Hua Qu, the wife of Xiyue Wang, a Princeton University graduate student being held at an Iranian prison, wears a button bearing a picture of her husband as she speaks at a news conference to mark the third anniversary of his imprisonment, Aug. 8, 2019, in Washington, D.C.

Patrick Semansky/AP

Updated at 8:08 a.m. ET

Iran freed an American held prisoner for the past three years, the White House said Saturday, while Iran said the U.S. was freeing an Iranian scientist held in America in return.

"After more than three years of being held prisoner in Iran, Xiyue Wang is returning to the United States," the White House said in a statement Saturday morning. "A Princeton University graduate student, Mr. Wang had been held under the pretense of espionage since August 2016."

Meanwhile, Iranian Foreign Minister Javad Zarif wrote on Twitter: "Glad that Professor Massoud Soleimani and Mr. Xiyue Wang will be joining their families shortly."

A senior U.S. official confirmed the release of Massoud Soleimani for Xiyue Wang.

U.S. authorities arrested Soleimani over trade sanction violations, according to The Associated Press. "He and his lawyers maintain his innocence, saying he seized on a former student's plans to travel from the U.S. to Iran in September 2016 as a chance to get recombinant proteins used in his research for a fraction of the price he'd pay at home."

The White House and Zarif both thanked the Swiss government for helping in the negotiations.

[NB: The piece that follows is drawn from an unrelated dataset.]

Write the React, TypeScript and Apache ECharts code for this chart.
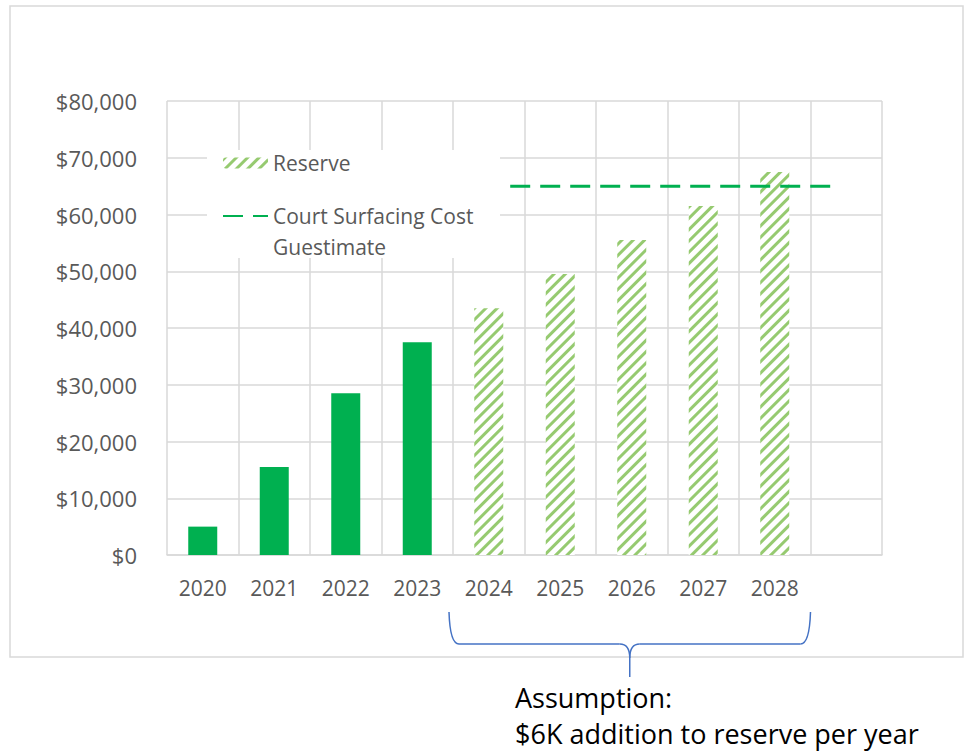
import React, { useEffect, useRef } from "react";
import * as echarts from "echarts";

const years = ["2020", "2021", "2022", "2023", "2024", "2025", "2026", "2027", "2028", ""];
const actualReserve = [5000, 15500, 28500, 37500, null, null, null, null, null, null];
const projectedReserve = [null, null, null, null, 43500, 49500, 55500, 61500, 67500, null];
const surfacingCost = 65000;
const surfacingLineSpan = [4.8, 9.4]; // in category-band units
const yTicks = { min: 0, max: 80000, interval: 10000 };

const FONT = "Open Sans";
const GREY = "#595959";

export default function App() {
  const ref = useRef<HTMLDivElement>(null);
  useEffect(() => {
    if (!ref.current) return;
    const chart = echarts.init(ref.current, null, { renderer: "svg", width: 964, height: 754 });
    const option: any = {
      animation: false,
      backgroundColor: "#ffffff",
      grid: { left: 167, right: 82, top: 101, bottom: 199 },
      xAxis: [
        {
          type: "category",
          data: years,
          axisLine: { show: true, lineStyle: { color: "#d9d9d9", width: 1.5 } },
          axisTick: { show: false },
          splitLine: { show: true, lineStyle: { color: "#d9d9d9", width: 1.5 } },
          axisLabel: { color: GREY, fontFamily: FONT, fontSize: 21, margin: 22, interval: 0 },
        },
        { type: "value", min: 0, max: 10, show: false },
      ],
      yAxis: {
        type: "value",
        min: yTicks.min,
        max: yTicks.max,
        interval: yTicks.interval,
        axisLine: { show: false },
        axisTick: { show: false },
        splitLine: { lineStyle: { color: "#d9d9d9", width: 1.5 } },
        axisLabel: {
          color: GREY,
          fontFamily: FONT,
          fontSize: 22,
          margin: 30,
          formatter: (v: number) => "$" + v.toLocaleString("en-US"),
        },
      },
      legend: {
        orient: "vertical",
        left: 222,
        top: 149,
        padding: 0,
        itemGap: 25,
        itemWidth: 45,
        itemHeight: 11,
        data: [
          { name: "Reserve" },
          { name: "Court Surfacing Cost", itemStyle: { opacity: 0 } },
        ],
        textStyle: { color: GREY, fontFamily: FONT, fontSize: 21, lineHeight: 28 },
        z: 5,
      },
      series: [
        {
          name: "Actual",
          type: "bar",
          data: actualReserve,
          barWidth: 29,
          barGap: "-100%",
          itemStyle: { color: "#00b050" },
        },
        {
          name: "Reserve",
          type: "bar",
          data: projectedReserve,
          barWidth: 29,
          barGap: "-100%",
          itemStyle: {
            color: "#ffffff",
            decal: {
              symbol: "rect",
              symbolSize: 1,
              color: "#96ca70",
              backgroundColor: "#ffffff",
              dashArrayX: [1, 0],
              dashArrayY: [2.2, 4.2],
              rotation: -Math.PI / 4,
            },
          },
        },
        {
          name: "Court Surfacing Cost",
          type: "line",
          xAxisIndex: 1,
          data: surfacingLineSpan.map((x) => [x, surfacingCost]),
          symbol: "none",
          showSymbol: false,
          itemStyle: { color: "#00b050" },
          lineStyle: { color: "#00b050", width: 3, type: [20, 10] },
          z: 3,
        },
      ],
    };
    chart.setOption(option);

    const band = 715 / years.length;
    const c2024 = chart.convertToPixel({ xAxisIndex: 0 }, "2024") as number;
    const c2028 = chart.convertToPixel({ xAxisIndex: 0 }, "2028") as number;
    const y0 = chart.convertToPixel({ yAxisIndex: 0 }, 0) as number;
    const L = c2024 - band / 2 - 4;
    const R = c2028 + band / 2;
    const M = (L + R) / 2;
    const T = y0 + 57;
    const H = y0 + 89;
    const tip = y0 + 122;
    const brace = { stroke: "#4472c4", lineWidth: 1.5, fill: null };
    const noteFont = `27px "${FONT}"`;

    chart.setOption({
      graphic: {
        elements: [
          {
            type: "rect",
            shape: { x: 10, y: 6, width: 953, height: 651 },
            style: { fill: null, stroke: "#d9d9d9", lineWidth: 1.5 },
            z: 0,
            silent: true,
          },
          {
            type: "rect",
            shape: { x: 207, y: 150, width: 293, height: 108 },
            style: { fill: "#ffffff" },
            z: 3,
            silent: true,
          },
          {
            type: "text",
            x: 273,
            y: 247,
            style: { text: "Guestimate", fill: GREY, font: `21px "${FONT}"`, verticalAlign: "middle" },
            z: 6,
          },
          { type: "bezierCurve", shape: { x1: L, y1: T, x2: L + 10, y2: H, cpx1: L + 1, cpy1: H }, style: brace, z: 6 },
          { type: "line", shape: { x1: L + 10, y1: H, x2: M - 10, y2: H }, style: brace, z: 6 },
          { type: "bezierCurve", shape: { x1: M - 10, y1: H, x2: M, y2: H + 14, cpx1: M, cpy1: H }, style: brace, z: 6 },
          { type: "bezierCurve", shape: { x1: M + 10, y1: H, x2: M, y2: H + 14, cpx1: M, cpy1: H }, style: brace, z: 6 },
          { type: "line", shape: { x1: M, y1: H + 14, x2: M, y2: tip }, style: brace, z: 6 },
          { type: "line", shape: { x1: M + 10, y1: H, x2: R - 10, y2: H }, style: brace, z: 6 },
          { type: "bezierCurve", shape: { x1: R - 10, y1: H, x2: R, y2: T, cpx1: R - 1, cpy1: H }, style: brace, z: 6 },
          {
            type: "text",
            x: 515,
            y: 697,
            style: { text: "Assumption:", fill: "#000000", font: noteFont, verticalAlign: "middle" },
            z: 6,
          },
          {
            type: "text",
            x: 515,
            y: 733,
            style: { text: "$6K addition to reserve per year", fill: "#000000", font: noteFont, verticalAlign: "middle" },
            z: 6,
          },
        ],
      },
    });
    return () => chart.dispose();
  }, []);
  return (
    <div
      ref={ref}
      style={{ position: "fixed", left: 0, top: 0, width: 964, height: 754, background: "#fff" }}
    />
  );
}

Wang was sentenced to 10 years in prison in Iran for spying for American and British intelligence agencies. Princeton said Wang was arrested while doing research on "the administrative and cultural history of the late Qajar dynasty in connection with his Ph.D. dissertation."

"Everything he did is normal — absolutely everything he did is normal, standard practice for scholars in this region and elsewhere," Stephen Kotkin, Wang's adviser at Princeton, told NPR in 2017. Princeton said it was working behind the scenes to free Wang.

In September 2018, a United Nations committee said Iran had "no legal basis" for Wang's arrest and detention.

This story will be updated.

NPR's Steve Inskeep contributed reporting.